W.Va. education officials withholding truancy data
CHARLESTON, W.Va. -- State lawmakers want to know what schools and counties have the highest truancy rates in West Virginia.
State Department of Education administrators brought a report with that information to a legislative subcommittee meeting Tuesday, but department officials declined to release the data to legislators. They also wouldn't share the report with the media.
Assistant Superintendent Amelia Courts said the "draft" report included attendance data for 330,000 students -- 50,000 more than the total number of students in K-12 schools in West Virginia.
Students who rack up multiple absences and move from school to school were counted twice or more in the report.
"Many students who are absent are also very transient," Courts said. "They move from school to school, from county to county."

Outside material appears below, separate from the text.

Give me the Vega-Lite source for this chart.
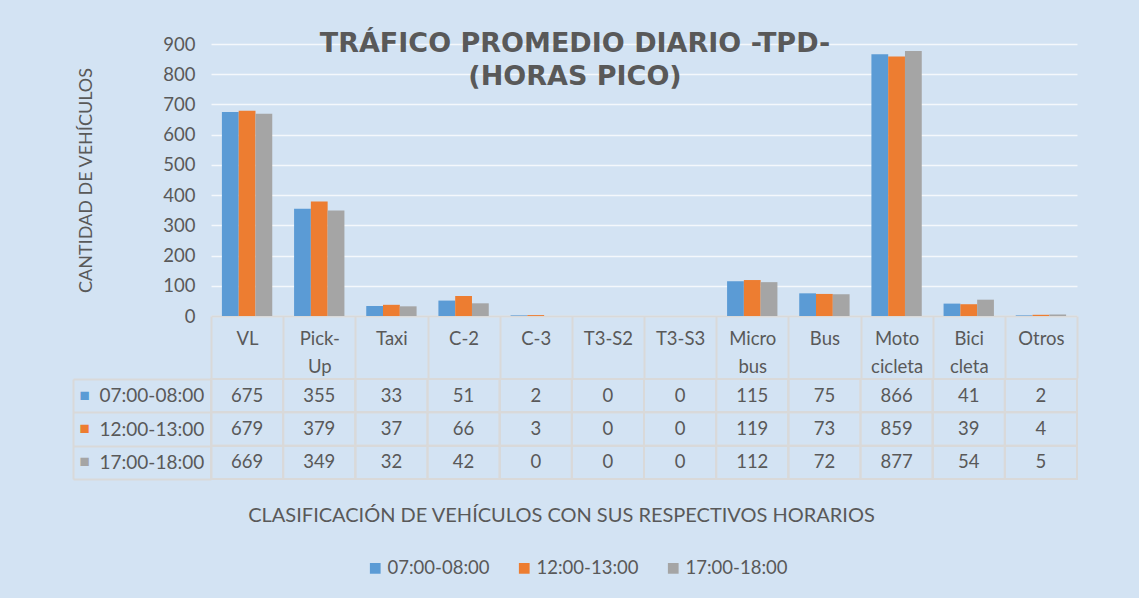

Lawmakers had asked for the data at a previous education subcommittee meeting. Tuesday's agenda reflected their expectation that they would receive county-by-county school truancy rates.
"In my personal opinion, I don't understand the difficulty you're having getting the data at the school level," said Sen. Robert Plymale, D-Wayne, who seemed unaware that the Department of Education already had prepared a draft report.
Department administrators said they planned to bring a final report about school absentee rates to the subcommittee's next meeting in late July.
The top page of the draft report -- titled "Attendance Data" -- was partially visible to a Gazette reporter Tuesday. The report broke down attendance data by schools, counting students who had five or more absences, and those with 10 or more absences.
Most schools on the list reported 3 percent to 5 percent of students had 10 or more absences. Cabell Alternative School reported a 30 percent absentee rate. Some elementary schools had no students with 10 or more absences.
Students who are chronically absent are more likely to drop out of school.
After the meeting, Courts explained that some students with multiple absences switch schools, and students "carry" previous absences with them to their new schools. So absences accumulated at the old school also get counted as absences at the new school.
"You have duplicative counts," she said.
Also Tuesday, Courts distributed a list of 13 dropout prevention initiatives in which the Department of Education has taken part.
Those include a "pilot early warning system" that helps principals, teachers and counselors identify students likely to drop out of school. The computer system starts tracking students in the sixth grade. The data spotlights failed classes, multiple absences and discipline infractions.
"It gives principals, counselors and teachers specific information that they can use to target students and develop interventions," Courts said.
Lawmakers didn't seem all that impressed with the 13 dropout prevention initiatives.
"I'm not sure what's new in there that hasn't been tried before," said Sen. Larry Edgell, D-Wetzel.
The subcommittee is studying how to encourage children to attend school and how to reprimand students and their parents for truancy.
Several circuit judges are urging the Legislature to take a tougher stand on parents who allow their children to skip school. Last year, Supreme Court Justice Robin Davis organized 14 meetings across West Virginia to talk about expanding judicial truancy programs.
Under state law, students can't drop out of school until they're 17, and they can lose their driver's license if they miss 15 or more days of school.
Delegate Justin Marcum, D-Mingo, who works as an assistant prosecuting attorney, said the truancy problem begins with parents.
"It starts with children in kindergarten and the first grade," Marcum said. "They're trained at a young age that they're allowed to do this."